Pull out every line below that holds the word "this".

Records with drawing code
-*-*-
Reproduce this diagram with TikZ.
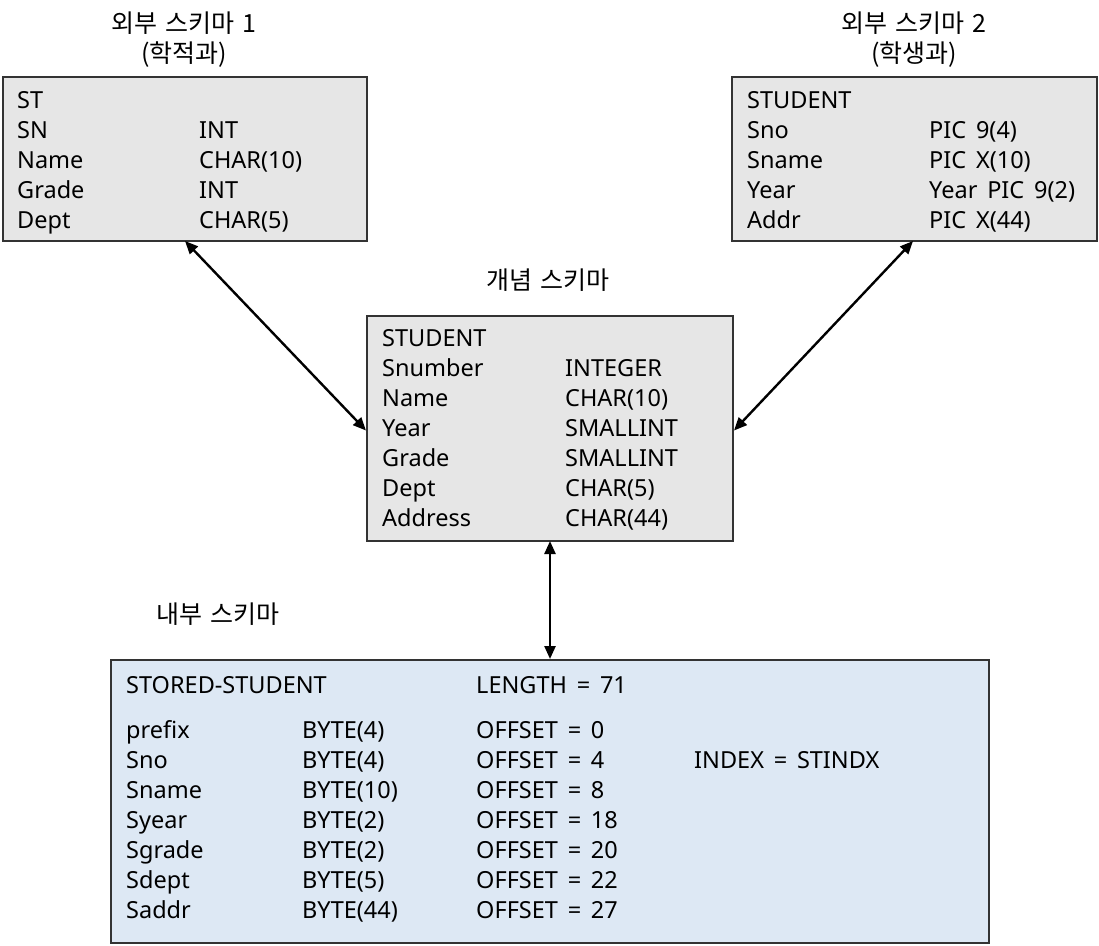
\documentclass[tikz,border=0pt]{standalone}
\usepackage{fontspec}
\setmainfont{Noto Sans}[WordSpace=1.6]
\newfontfamily\kr{Noto Sans CJK KR}[WordSpace=1.4]
\usetikzlibrary{arrows.meta}
\definecolor{boxgray}{HTML}{E6E6E6}
\definecolor{boxblue}{HTML}{DDE8F4}
\definecolor{edge}{HTML}{333333}
\begin{document}
\begin{tikzpicture}[x=1pt,y=-1pt,
  every node/.style={font=\fontsize{23.5}{28}\selectfont, inner sep=0pt},
  box/.style={draw=edge, line width=2pt, anchor=north west},
  txt/.style={anchor=west, text=black, text height=16pt, text depth=0pt},
  ttl/.style={anchor=center, text height=19pt, text depth=3pt, font=\kr\fontsize{25}{30}\selectfont},
  link/.style={line width=2.4pt, {Triangle[length=13pt,width=11pt]}-{Triangle[length=13pt,width=11pt]}}
]
\useasboundingbox (0,0) rectangle (1099,945);
% boxes
\node (b1) [box, fill=boxgray, minimum width=364pt, minimum height=164pt] at (2,76) {};
\node (b2) [box, fill=boxgray, minimum width=365pt, minimum height=164pt] at (731,76) {};
\node (b3) [box, fill=boxgray, minimum width=366pt, minimum height=225pt] at (366,315) {};
\node (b4) [box, fill=boxblue, minimum width=878pt, minimum height=283pt] at (110,659) {};
% titles
\node (t1a) [ttl] at (184,24) {외부 스키마 1};
\node (t1b) [ttl] at (184,54) {(학적과)};
\node (t2a) [ttl] at (914,24) {외부 스키마 2};
\node (t2b) [ttl] at (914,54) {(학생과)};
\node (t3) [ttl] at (548,281) {개념 스키마};
\node (t4) [ttl] at (218,615) {내부 스키마};
% box 1
\node (a0) [txt] at (17,100) {ST};
\node (a1) [txt] at (17,130) {SN};        \node (a1b) [txt] at (199,130) {INT};
\node (a2) [txt] at (17,160) {Name};      \node (a2b) [txt] at (199,160) {CHAR(10)};
\node (a3) [txt] at (17,190) {Grade};     \node (a3b) [txt] at (199,190) {INT};
\node (a4) [txt] at (17,220) {Dept};      \node (a4b) [txt] at (199,220) {CHAR(5)};
% box 2
\node (c0) [txt] at (747,100) {STUDENT};
\node (c1) [txt] at (747,130) {Sno};      \node (c1b) [txt] at (929,130) {PIC 9(4)};
\node (c2) [txt] at (747,160) {Sname};    \node (c2b) [txt] at (929,160) {PIC X(10)};
\node (c3) [txt] at (747,190) {Year};     \node (c3b) [txt] at (929,190) {Year PIC 9(2)};
\node (c4) [txt] at (747,220) {Addr};     \node (c4b) [txt] at (929,220) {PIC X(44)};
% box 3
\node (d0) [txt] at (382,338) {STUDENT};
\node (d1) [txt] at (382,368) {Snumber};  \node (d1b) [txt] at (565,368) {INTEGER};
\node (d2) [txt] at (382,398) {Name};     \node (d2b) [txt] at (565,398) {CHAR(10)};
\node (d3) [txt] at (382,428) {Year};     \node (d3b) [txt] at (565,428) {SMALLINT};
\node (d4) [txt] at (382,458) {Grade};    \node (d4b) [txt] at (565,458) {SMALLINT};
\node (d5) [txt] at (382,488) {Dept};     \node (d5b) [txt] at (565,488) {CHAR(5)};
\node (d6) [txt] at (382,518) {Address};  \node (d6b) [txt] at (565,518) {CHAR(44)};
% box 4
\node (e0) [txt] at (126,685) {STORED-STUDENT};
\node (e0c) [txt] at (476,685) {LENGTH = 71};
\node (e1) [txt] at (126,730) {prefix}; \node (e1b) [txt] at (302,730) {BYTE(4)};  \node (e1c) [txt] at (476,730) {OFFSET = 0};
\node (e2) [txt] at (126,760) {Sno};    \node (e2b) [txt] at (302,760) {BYTE(4)};  \node (e2c) [txt] at (476,760) {OFFSET = 4};
\node (e2d) [txt] at (694,760) {INDEX = STINDX};
\node (e3) [txt] at (126,790) {Sname};  \node (e3b) [txt] at (302,790) {BYTE(10)}; \node (e3c) [txt] at (476,790) {OFFSET = 8};
\node (e4) [txt] at (126,820) {Syear};  \node (e4b) [txt] at (302,820) {BYTE(2)};  \node (e4c) [txt] at (476,820) {OFFSET = 18};
\node (e5) [txt] at (126,850) {Sgrade}; \node (e5b) [txt] at (302,850) {BYTE(2)};  \node (e5c) [txt] at (476,850) {OFFSET = 20};
\node (e6) [txt] at (126,880) {Sdept};  \node (e6b) [txt] at (302,880) {BYTE(5)};  \node (e6c) [txt] at (476,880) {OFFSET = 22};
\node (e7) [txt] at (126,910) {Saddr};  \node (e7b) [txt] at (302,910) {BYTE(44)}; \node (e7c) [txt] at (476,910) {OFFSET = 27};
% connectors
\draw[link] ([xshift=183pt,yshift=1pt]b1.south west) -- ([yshift=-2pt]b3.west);
\draw[link] ([xshift=182pt,yshift=1pt]b2.south west) -- ([yshift=-2pt]b3.east);
\draw[link] ([yshift=1pt]b3.south) -- (b4.north);
\end{tikzpicture}
\end{document}
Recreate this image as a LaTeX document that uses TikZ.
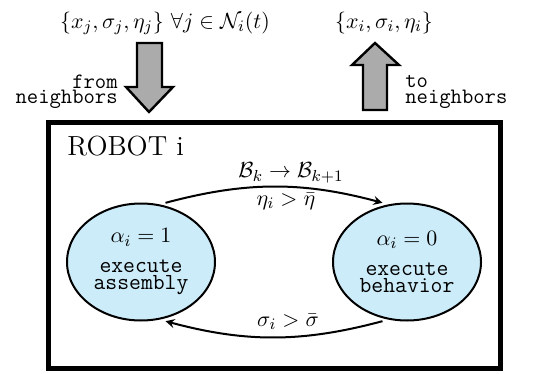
-*-*-
• FULL RESPONSE
Reproduce this diagram with TikZ.
Recreate this image as a LaTeX document that uses TikZ.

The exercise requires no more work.